The Sydney Gazette, 8 March 1827, showed that those reprieved were not to receive soft treatment: they were sentenced to work in irons for the rest of their lives.  See also Sydney Gazette, 13 March 1827. Walton was still working in chains on Norfolk Island in 1833.  He was a gentleman and scholar, claimed the Australian, 19 July 1833, who was now dragging out a miserable existence.

Colthurst was being sent to Norfolk Island as punishment for the murder of the Aboriginal boy known as Tommy.  See R. v.

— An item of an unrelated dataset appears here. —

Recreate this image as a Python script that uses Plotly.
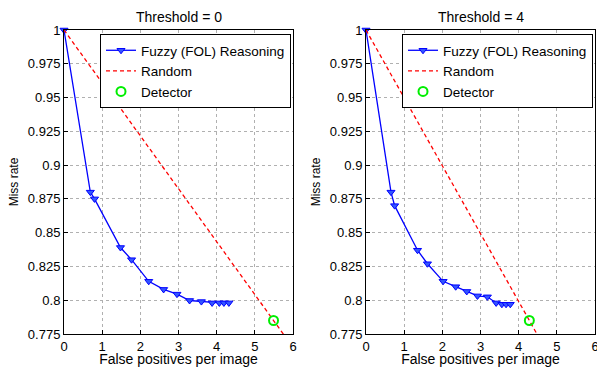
import plotly.graph_objects as go

# Threshold = 0
fuzzy0_x = [0, 0.69, 0.80, 1.48, 1.77, 2.22, 2.61, 2.96, 3.29, 3.60, 3.88, 4.07, 4.19, 4.32]
fuzzy0_y = [1.0, 0.880, 0.875, 0.839, 0.830, 0.814, 0.808, 0.8045, 0.7998, 0.799, 0.798, 0.798, 0.798, 0.798]
det0 = (5.49, 0.785)

# Threshold = 4
fuzzy4_x = [0, 0.655, 0.75, 1.35, 1.61, 2.02, 2.35, 2.64, 2.92, 3.18, 3.41, 3.56, 3.67, 3.78]
fuzzy4_y = [1.0, 0.880, 0.870, 0.837, 0.827, 0.814, 0.810, 0.8065, 0.8032, 0.8025, 0.798, 0.797, 0.797, 0.797]
det4 = (4.28, 0.785)

titles = ["Threshold = 0", "Threshold = 4"]
yticks = [0.775, 0.8, 0.825, 0.85, 0.875, 0.9, 0.925, 0.95, 0.975, 1.0]
yticklabels = ["0.775", "0.8", "0.825", "0.85", "0.875", "0.9", "0.925", "0.95", "0.975", "1"]
xticks = [0, 1, 2, 3, 4, 5, 6]

FONT = "Liberation Sans, Arial, sans-serif"
W, H = 597, 367
doms_x = [(64 / W, 293 / W), (366 / W, 595 / W)]
dom_y = (1 - 334 / H, 1 - 30 / H)

fig = go.Figure()
sets = [(fuzzy0_x, fuzzy0_y, det0), (fuzzy4_x, fuzzy4_y, det4)]
for i, (fx, fy, det) in enumerate(sets):
    xa = "x" if i == 0 else "x2"
    ya = "y" if i == 0 else "y2"
    lg = "legend" if i == 0 else "legend2"
    slope = (det[1] - 1.0) / det[0]
    rx = [0, 7]
    ry = [1.0, 1.0 + slope * 7]
    fig.add_trace(go.Scatter(x=fx, y=fy, mode="lines+markers", name="Fuzzy (FOL) Reasoning",
                             line=dict(color="#0000ff", width=1.3),
                             marker=dict(symbol="triangle-down", size=7, color="#3355ff",
                                         line=dict(color="#0000ff", width=1)),
                             cliponaxis=False, xaxis=xa, yaxis=ya, legend=lg))
    fig.add_trace(go.Scatter(x=rx, y=ry, mode="lines", name="Random",
                             line=dict(color="#ff0000", width=1.3, dash="4px,3px"),
                             xaxis=xa, yaxis=ya, legend=lg))
    fig.add_trace(go.Scatter(x=[det[0]], y=[det[1]], mode="markers", name="Detector",
                             marker=dict(symbol="circle-open", size=9, color="#00ee00",
                                         line=dict(color="#00ee00", width=2)),
                             cliponaxis=False, xaxis=xa, yaxis=ya, legend=lg))

axis_common = dict(showline=True, linecolor="black", linewidth=1, mirror=True,
                   ticks="inside", ticklen=4, tickcolor="black", automargin=False,
                   ticklabeloverflow="allow",
                   showgrid=True, gridcolor="#b0b0b0", griddash="dot", gridwidth=1,
                   zeroline=False, tickfont=dict(family=FONT, size=13, color="black"))

layout = dict(width=W, height=H, margin=dict(l=0, r=0, t=0, b=0, autoexpand=False),
              plot_bgcolor="white", paper_bgcolor="white",
              font=dict(family=FONT, size=13, color="black"))
for i in range(2):
    sx = "" if i == 0 else "2"
    layout["xaxis" + sx] = dict(axis_common, domain=doms_x[i], range=[0, 6], tickvals=xticks,
                                anchor="y" + sx,
                                title=dict(text="False positives per image", standoff=0,
                                           font=dict(family=FONT, size=14)))
    layout["yaxis" + sx] = dict(axis_common, domain=dom_y, range=[0.775, 1.0], tickvals=yticks,
                                ticktext=yticklabels, anchor="x" + sx,
                                title=dict(text="Miss rate", standoff=6,
                                           font=dict(family=FONT, size=12)))
    layout["legend" if i == 0 else "legend2"] = dict(
        x=(291 if i == 0 else 593) / W, y=1 - 34 / H, xanchor="right", yanchor="top",
        bgcolor="white", bordercolor="black", borderwidth=1, itemwidth=30,
        font=dict(family=FONT, size=13.5, color="black"), tracegroupgap=0)

fig.update_layout(**layout)
for i, t in enumerate(titles):
    cx = (doms_x[i][0] + doms_x[i][1]) / 2
    fig.add_annotation(text=t, x=cx, y=1 - 17 / H, xref="paper", yref="paper",
                       xanchor="center", yanchor="middle", showarrow=False,
                       font=dict(family=FONT, size=14, color="black"))

fig.write_html("out.html", config={"displayModeBar": False},
               post_script="document.body.style.margin='0';document.body.style.overflow='hidden';")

Chip, Ridgway, Colthurst and Stanly, September 1826.  In effect, he was hanged for the murder, because it was his former crime which led him to be one of the few pirates chosen to be hanged.  As the Monitor (24 February 1827) noted however, Colthurst was recognised by only one witness in the piracy trial.  Others said he had not taken part.  The Executive Council minutes, referred to above, state that those chosen to die were selected "either in consequence of their violent conduct whilst effecting their purpose, or from the vicious course of their previous lives".

In most cases where a prisoner was sentenced to death, the trial judge sent a short report on the case to the Governor, stating whether he recommended that the prisoner not be executed.  The circumstances of these pirates varied so much, said Forbes C.J. in a letter to Governor Darling, that he sent his trial notes instead: Chief Justice's Letterbook, Archives Office of New South Wales, 4/6651, p. 95.  Some cases of Crown mercy were apparently decided by the Governor alone, and others were referred to the Executive Council.  For an example of the former, see Forbes C.J. to Darling, 18 [sic] September 1826 saying there is no reason why Isaac Smith ought not be executed; and Darling's reply, 9 September 1826 saying he should hang.  The case of the murderers of the Aboriginal boy, Tommy, was discussed by the Executive Council.  See R. v. Chip, Ridgway, Colthurst and Stanly, September 1827; and R. v. Stanley, March 1827.

One of the convicts, Harris, escaped while the Wellington was in New Zealand.  Eventually, he joined another ship there as a seaman, but was soon discovered due to his lack of seamanship.  He was taken to Botany Bay and lodged in custody: Australian, 9 May 1827.  Another, John Lynch, escaped, but was hanged for another crime later in 1827: see R. v. Lynch, June 1827.